Justitia auf dem Frankfurter Römerberg
epd-bild/Heike Lyding
Die juristischen Verfahren gegen den bereits verurteilten Mörder Niels H. gehen weiter. Die Staatsanwaltschaft wirft ihm 97 weitere Patientenmorde aus Geltungssucht und Langeweile vor.
22.01.2018

Der frühere Krankenpfleger Niels H. muss sich wegen 97 weiterer Morde vor Gericht verantworten. Nach Abschluss der umfangreichen Ermittlungen mit mehr als 100 Exhumierungen und toxikologischen Untersuchungen hat die Staatsanwaltschaft Oldenburg nun erneut Anklage vor dem Landgericht Oldenburg erhoben, wie die Behörde am Montag mitteilte.

In dem neuen Verfahren gehe es um 62 Taten in Delmenhorst und 35 Taten in Oldenburg. Für sechs weitere Taten verbüßt H. bereits eine lebenslange Haftstrafe. Wegen der Schwere der Tat darf er nicht nach 15 Jahren entlassen werden.

Niels H. soll zwischen 2000 und 2005 mehr als 100 Menschen in Krankenhäusern in Oldenburg und Delmenhorst ermordet haben. Er hatte Patienten Medikamente gespritzt, um absichtlich lebensbedrohliche Herzprobleme bis hin zum Herzflimmern auszulösen. Anschließend reanimierte er seine Opfer, um als Held zu erscheinen. Bei Gerichtsverhandlungen sprach er auch von Langeweile als Motiv. Dabei habe H. den Tod der Patienten zumindest billigend in Kauf genommen, hieß es seitens der Staatsanwaltschaft.

Zahlreiche Hinweise

Der Leiter der Sonderkommission "Kardio", Arne Schmidt, hatte im vergangenen August die damaligen Klinikleitungen für die Todesfälle mitverantwortlich gemacht: In beiden Kliniken habe es frühzeitig zahlreiche Hinweise gegeben, die eine polizeiliche Ermittlung gerechtfertigt hätten. Allein aufgrund der Aktenlage wäre ein schwerer Verdacht auf H. gefallen, der ihn vermutlich auch überführt hätte. Laut der Staatsanwaltschaft dauern die Ermittlungen gegen damals verantwortliche Mitarbeitende im Klinikum Oldenburg noch an.
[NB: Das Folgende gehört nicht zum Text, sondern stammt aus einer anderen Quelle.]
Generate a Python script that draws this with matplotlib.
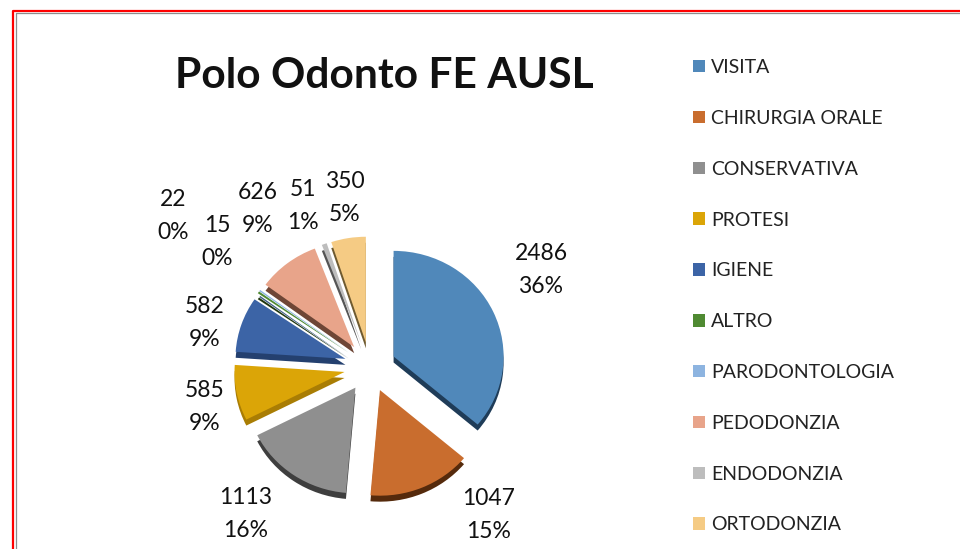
import matplotlib
matplotlib.use('Agg')
import matplotlib.pyplot as plt
from matplotlib.lines import Line2D

W, H = 960, 549
Y_SCALE = 0.96  # the pie is slightly tilted in the original

categories = ['VISITA', 'CHIRURGIA ORALE', 'CONSERVATIVA', 'PROTESI', 'IGIENE',
              'ALTRO', 'PARODONTOLOGIA', 'PEDODONZIA', 'ENDODONZIA', 'ORTODONZIA']
values = [2486, 1047, 1113, 585, 582, 22, 15, 626, 51, 350]
percents = ['36%', '15%', '16%', '9%', '9%', '0%', '0%', '9%', '1%', '5%']

colors = ['#5088BA', '#C96D2E', '#8F8F8F', '#DBA507', '#3C64A6',
          '#4F8A32', '#8DB4E0', '#E8A48A', '#BDBDBD', '#F5CB84']
side_colors = ['#1F3C58', '#552A0C', '#3E3E3E', '#A97D04', '#24406F',
               '#21380F', '#3F5E85', '#6E4636', '#555555', '#6E5A30']

# label centres in image pixels
label_xy = [(541, 270), (489, 515), (246, 514), (205, 407), (205, 323),
            (173, 216), (217, 242), (258, 209), (303, 206), (345, 198)]


def to_fig(x, y):
    return x / W, 1 - y / H


plt.rcParams['font.family'] = ['Lato', 'DejaVu Sans']
fig = plt.figure(figsize=(W / 100, H / 100), dpi=100)
ax = fig.add_axes([0, 0, 1, 1])

center_x, center_y = 370, 367
depth = 6
explode = [26] * len(values)  # pie() takes these in data units here

# dark copy underneath gives the 3D side of the slices
ax.pie(values, colors=side_colors, explode=explode, startangle=90, counterclock=False,
       radius=110, center=(center_x, (H - center_y - depth) / Y_SCALE), frame=True)
wedges, _ = ax.pie(values, colors=colors, explode=explode, startangle=90, counterclock=False,
                   radius=110, center=(center_x, (H - center_y) / Y_SCALE), frame=True)
ax.set_aspect('auto')
ax.set_xlim(0, W)
ax.set_ylim(0, H / Y_SCALE)
ax.axis('off')

for value, pct, (x, y) in zip(values, percents, label_xy):
    fx, fy = to_fig(x, y)
    fig.text(fx, fy, f'{value}\n{pct}', ha='center', va='center', fontsize=16.5,
             linespacing=1.72, color='#111111')

fx, fy = to_fig(384, 76)
fig.text(fx, fy, 'Polo Odonto FE AUSL', ha='center', va='center', fontsize=30.6,
         fontweight='bold', color='#111111')

ax.legend(wedges, categories, loc='upper left', bbox_to_anchor=(692.5 / W, 1 - 59 / H),
          frameon=False, fontsize=14, labelspacing=1.74, handlelength=0.62, handleheight=0.62,
          handletextpad=0.33, labelcolor='#222222', borderpad=0, borderaxespad=0)

# red frame of the screenshot with the grey chart border inside it
fig.add_artist(Line2D([13 / W, 13 / W, 1], [0, 1 - 11 / H, 1 - 11 / H], color='#FF0000', lw=1.6))
fig.add_artist(Line2D([15.5 / W, 15.5 / W, 1], [0, 1 - 13 / H, 1 - 13 / H], color='#8C8C8C', lw=0.9))

fig.savefig('out.png', dpi=100)
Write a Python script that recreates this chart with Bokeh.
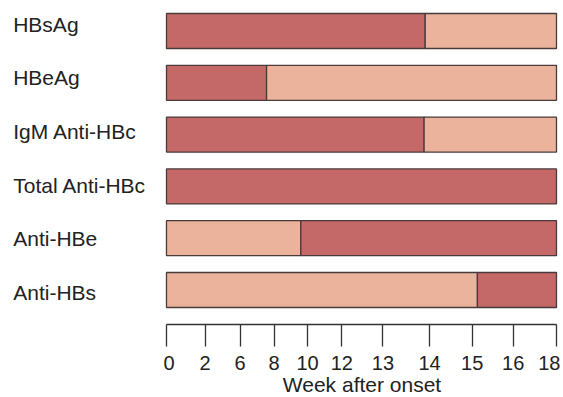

Die Behörden hatten bei ihren Ermittlungen auf 67 Friedhöfen in der Region insgesamt 134 Leichen exhumiert, um Beweise zu sichern. In der Türkei laufen laut Oberstaatsanwalt Martin Koziolek außerdem noch drei Rechtshilfe-Ersuchen. Die möglichen Opfer seien dort bestattet worden und hätten noch nicht auf Spuren untersucht werden können. Auch mehr als 130 weitere Verdachtsfälle können nicht weiter verfolgt werden, weil die mutmaßlichen Opfer mit einer Feuerbestattung beigesetzt wurden.

Drei weitere Verdachtsfälle in Deutschland werden Koziolek zufolge nicht weiter verfolgt. Die Experten hätten bei den Untersuchungen nicht ausschließen können, dass die bei den Exhumierungen gefundenen Medikamentenreste nicht doch im Rahmen der ärztlichen Behandlung verabreicht wurden.

Umfassendes Alarmsystem

Der Vorstand der Deutschen Stiftung Patientenschutz, Eugen Brysch, hatte nach Bekanntwerden der vielen Morde im vergangenen Jahr ein bundesweites Alarmsystem gefordert. Nur in wenigen der bundesweit rund 2.000 Kliniken gebe es anonyme Whistleblower-Systeme, um Auffälligkeiten zu melden und schnell einzugreifen. Ein umfassendes Alarmsystem müsse zudem eine lückenlose Kontrolle der Medikamenten-Ausgabe auch in Pflegeheimen, eine aussagekräftige Sterbestatistik für jede Abteilung und amtsärztliche Leichenschauen umfassen.